Can I use Wasabi with custodial services?
Not directly in a way that preserves privacy. Custodial services collect KYC and other metadata that ties identities to transactions. Wasabi’s benefits are primarily for self-custody users who control their keys and are willing to accept the trade-offs.
Are there legal or ethical risks?
Privacy tools are legitimate and important for many users—journalists, activists, dissidents, and everyday people who value financial privacy. But tools can be misused. Laws vary by jurisdiction, so be aware of local regulations and don’t use privacy as a cloak for illegal activity.

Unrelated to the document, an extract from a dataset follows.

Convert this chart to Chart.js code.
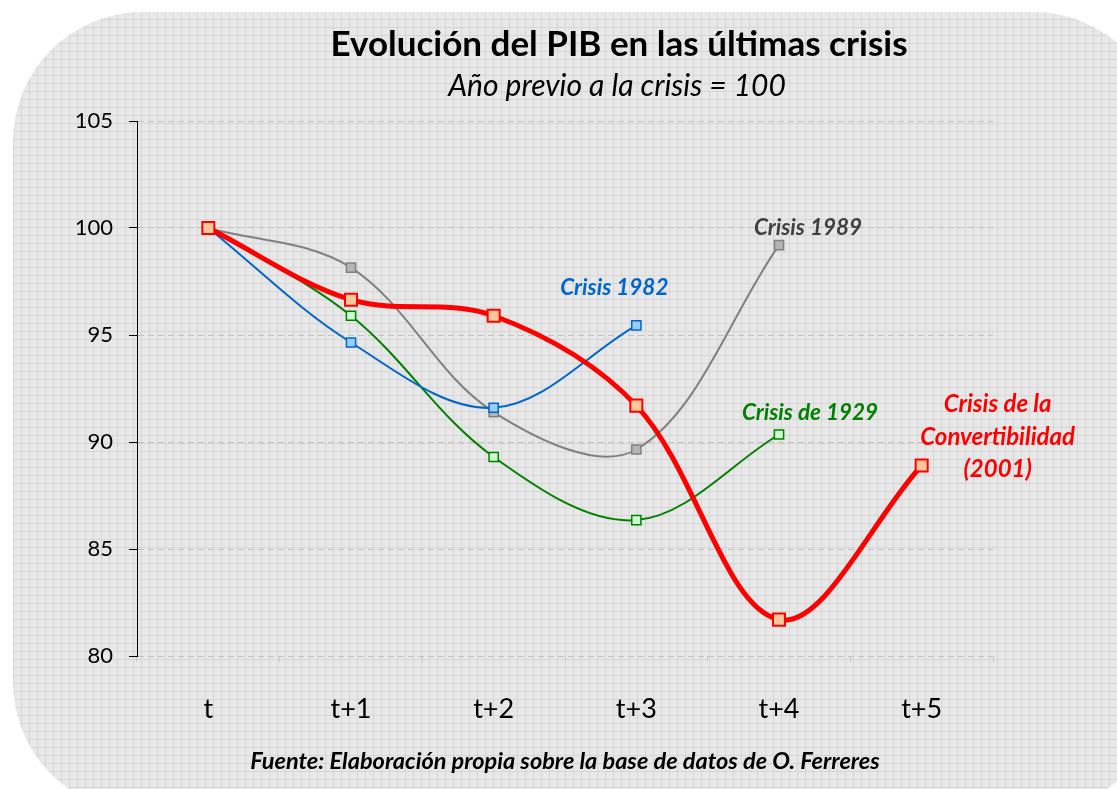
<!DOCTYPE html>
<html>
<head>
<meta charset="utf-8">
<script src="https://cdn.jsdelivr.net/npm/chart.js@4.4.1/dist/chart.umd.min.js"></script>
<style>
  html, body { margin: 0; padding: 0; background: #fff; overflow: hidden; }
  #wrap { position: relative; width: 1117px; height: 789px; overflow: hidden; }
  #bg {
    position: absolute; left: 13px; top: 12px; width: 1150px; height: 800px;
    border-radius: 130px;
    background-color: #e8e8e8;
    background-image:
      repeating-linear-gradient(0deg, #d6d6d6 0 1px, transparent 1px 8px),
      repeating-linear-gradient(90deg, #d6d6d6 0 1px, transparent 1px 8px);
  }
  #chart { position: absolute; left: 0; top: 0; }
</style>
</head>
<body>
<div id="wrap">
  <div id="bg"></div>
  <canvas id="chart" width="1117" height="789"></canvas>
</div>
<script>
const categories = ['t', 't+1', 't+2', 't+3', 't+4', 't+5'];
const crisis2001 = [100, 96.65, 95.9, 91.7, 81.7, 88.9];
const crisis1982 = [100, 94.65, 91.6, 95.45];
const crisis1989 = [100, 98.15, 91.4, 89.65, 99.2];
const crisis1929 = [100, 95.9, 89.3, 86.35, 90.35];
const yMin = 80, yMax = 105, yStep = 5;

const FONT = 'Lato, "Open Sans", sans-serif';

// series name labels, placed next to the last point of each series
const seriesLabels = [
  { idx: 0, lines: ['Crisis de la', 'Convertibilidad', '(2001)'], color: '#ff0000', size: 24, dx: 76, dy: -61, lh: 32.5 },
  { idx: 1, lines: ['Crisis 1982'], color: '#0066cc', size: 22.5, dx: -22, dy: -38 },
  { idx: 2, lines: ['Crisis 1989'], color: '#404040', size: 22.5, dx: 29, dy: -17 },
  { idx: 3, lines: ['Crisis de 1929'], color: '#008000', size: 22.5, dx: 31, dy: -22 },
];

const textPlugin = {
  id: 'texts',
  afterDatasetsDraw(chart) {
    const ctx = chart.ctx;
    ctx.save();
    ctx.textAlign = 'center';
    ctx.textBaseline = 'middle';
    ctx.fillStyle = '#000';
    ctx.font = 'bold 35px ' + FONT;
    ctx.fillText('Evolución del PIB en las últimas crisis', 619, 45);
    ctx.font = 'italic 30px ' + FONT;
    ctx.fillText('Año previo a la crisis = 100', 617, 86);
    ctx.font = 'bold italic 23.5px ' + FONT;
    ctx.fillText('Fuente: Elaboración propia sobre la base de datos de O. Ferreres', 565, 761);

    seriesLabels.forEach(l => {
      const pts = chart.getDatasetMeta(l.idx).data;
      const p = pts[pts.length - 1];
      ctx.font = 'bold italic ' + l.size + 'px ' + FONT;
      ctx.fillStyle = l.color;
      l.lines.forEach((s, i) => {
        ctx.fillText(s, p.x + l.dx, p.y + l.dy + i * (l.lh || 0));
      });
    });
    ctx.restore();
  }
};

function series(label, data, color, fill, width, size) {
  return {
    label: label,
    data: data,
    borderColor: color,
    borderWidth: width,
    backgroundColor: fill,
    pointStyle: 'rect',
    pointRadius: size,
    pointBorderWidth: width > 3 ? 2 : 1.5,
    pointBorderColor: color,
    pointBackgroundColor: fill,
    tension: 0.35,
    fill: false,
  };
}

new Chart(document.getElementById('chart'), {
  type: 'line',
  data: {
    labels: categories,
    datasets: [
      series('Crisis de la Convertibilidad (2001)', crisis2001, '#ff0000', '#fcc79b', 5, 8.5),
      series('Crisis 1982', crisis1982, '#0066cc', '#99ccff', 2, 6.5),
      series('Crisis 1989', crisis1989, '#808080', '#b4b4b4', 2, 6.5),
      series('Crisis de 1929', crisis1929, '#008000', '#ccffcc', 2, 6.5),
    ]
  },
  options: {
    responsive: false,
    animation: false,
    layout: { padding: { top: 121, right: 124, bottom: 0, left: 0 } },
    plugins: {
      legend: { display: false },
      tooltip: { enabled: false },
    },
    scales: {
      x: {
        offset: true,
        afterFit(scale) { scale.height = 133; },
        grid: {
          offset: true,
          drawOnChartArea: false,
          drawTicks: true,
          tickLength: 6,
          tickColor: '#c8c8c8',
        },
        border: { display: false },
        ticks: { color: '#000', padding: 31, font: { family: FONT, size: 27 } },
      },
      y: {
        min: yMin,
        max: yMax,
        afterFit(scale) { scale.width = 137; },
        ticks: { stepSize: yStep, color: '#000', padding: 16, font: { family: FONT, size: 22 } },
        grid: {
          color: '#c2c2c2',
          tickLength: 8,
          tickColor: '#000',
          tickBorderDash: [],
        },
        border: { display: true, color: '#000', width: 1, dash: [6, 4] },
      }
    }
  },
  plugins: [textPlugin]
});
</script>
</body>
</html>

Honestly, the longer I work in this space the more I see privacy as a practice, not a product. You can install a privacy-first wallet, and that helps. But then real life happens: you mix, you cash out, you link a bank account, you tweet a screenshot. Those moments leak. My instinct says be skeptical of any single fix. On the plus side, Wasabi and projects like it give you practical, real-world improvements without demanding martyrdom.
Final thought: privacy is worth the effort if you value control. It’s not effortless. It requires learning, patience, and sometimes small annoyances. But when you start to feel that relief of not being trivially linkable—well, it’s a quiet, satisfying thing. I’m optimistic, cautiously so. There’s work to be done.